WHAT THIS TASK INVOLVES. Copy from the first line below down to and including the line with "plt.rcParams['font.family'] = ['Liberation". Skip the pictures.

- - - - -

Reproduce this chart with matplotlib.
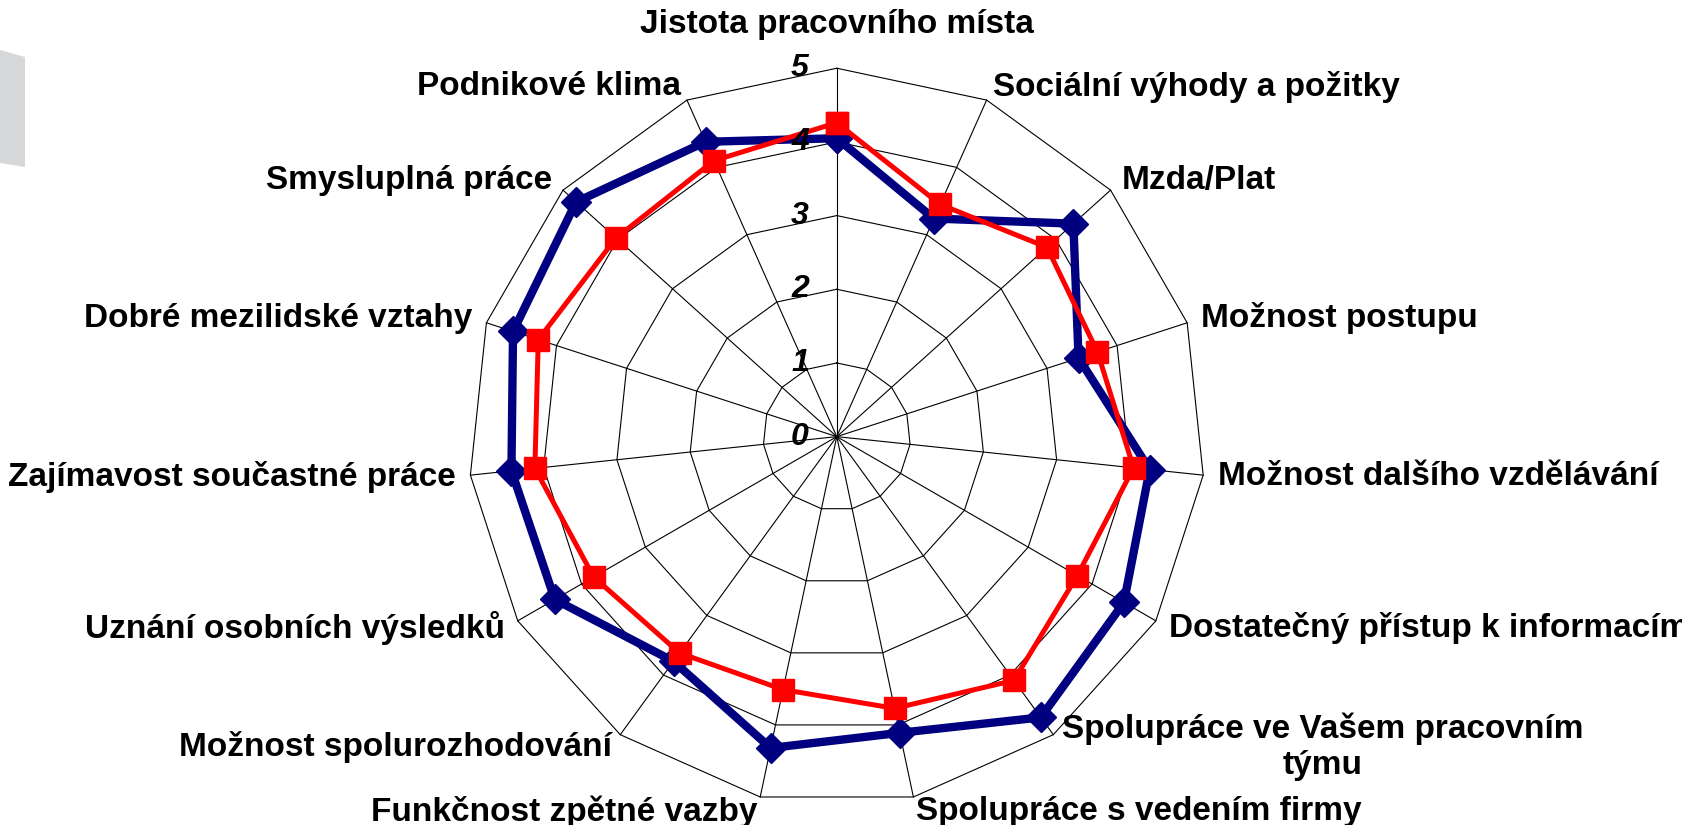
import numpy as np
import matplotlib
matplotlib.use('Agg')
import matplotlib.pyplot as plt
from matplotlib.transforms import offset_copy
from matplotlib.patches import Polygon

plt.rcParams['font.family'] = ['Liberation Sans', 'DejaVu Sans']

# kategorie po směru hodinových ručiček od vrcholu
categories = [
    'Jistota pracovního místa',
    'Sociální výhody a požitky',
    'Mzda/Plat',
    'Možnost postupu',
    'Možnost dalšího vzdělávání',
    'Dostatečný přístup k informacím',
    'Spolupráce ve Vašem pracovním\ntýmu',
    'Spolupráce s vedením firmy',
    'Funkčnost zpětné vazby',
    'Možnost spolurozhodování',
    'Uznání osobních výsledků',
    'Zajímavost součastné práce',
    'Dobré mezilidské vztahy',
    'Smysluplná práce',
    'Podnikové klima',
]
series_blue = [4.05, 3.24, 4.32, 3.45, 4.27, 4.50, 4.71, 4.11, 4.32, 3.77, 4.42, 4.44, 4.62, 4.76, 4.38]
series_red = [4.26, 3.45, 3.84, 3.72, 4.05, 3.77, 4.09, 3.77, 3.51, 3.63, 3.81, 4.12, 4.26, 4.03, 4.10]
r_ticks = [0, 1, 2, 3, 4, 5]

n = len(categories)
theta = np.linspace(0, 2 * np.pi, n, endpoint=False)
theta_closed = np.append(theta, theta[0])


def close(vals):
    return list(vals) + [vals[0]]


fig = plt.figure(figsize=(16.83, 8.25), dpi=100)

# šedý kus grafiky vlevo nahoře
W, H = 1683.0, 825.0
grey = [(0, 50), (25, 57), (25, 167), (0, 163)]
fig.patches.append(Polygon([(x / W, 1 - y / H) for x, y in grey], closed=True,
                           transform=fig.transFigure, facecolor='#d7d8da', edgecolor='none'))

ax = fig.add_axes([0.2783, 0.0242, 0.4378, 0.8931], projection='polar')
ax.set_theta_zero_location('N')
ax.set_theta_direction(-1)
ax.set_ylim(0, 5)
ax.axis('off')

# mnohoúhelníková mřížka
for r in r_ticks[1:]:
    ax.plot(theta_closed, [r] * (n + 1), color='black', lw=0.8, zorder=1, clip_on=False)
for t in theta:
    ax.plot([t, t], [0, 5], color='black', lw=0.8, zorder=1, clip_on=False)

ax.plot(theta_closed, close(series_blue), color='#000080', lw=6, marker='D', ms=15,
        zorder=3, clip_on=False)
ax.plot(theta_closed, close(series_red), color='#ff0000', lw=3.6, marker='s', ms=16,
        zorder=4, clip_on=False)

# popisky osy
trans = offset_copy(ax.transData, fig=fig, x=-28, y=0, units='dots')
for r in r_ticks:
    ax.text(0, r, str(r), transform=trans, ha='right', va='center', fontsize=23,
            fontweight='bold', fontstyle='italic', zorder=5)

# popisky kategorií
for t, lab in zip(theta, categories):
    deg = np.degrees(t)
    if deg < 1:
        ax.text(t, 5.6, lab, ha='center', va='center', fontsize=24, fontweight='bold')
    else:
        ha = 'left' if deg < 180 else 'right'
        ax.text(t, 5.2, lab, ha=ha, va='center', fontsize=24, fontweight='bold',
                multialignment='center')

fig.savefig('out.png', dpi=100)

- - - - -

RESPONSE FOR THIS EXERCISE.
Reproduce this chart with matplotlib.
import numpy as np
import matplotlib
matplotlib.use('Agg')
import matplotlib.pyplot as plt
from matplotlib.transforms import offset_copy
from matplotlib.patches import Polygon

plt.rcParams['font.family'] = ['Liberation Sans', 'DejaVu Sans']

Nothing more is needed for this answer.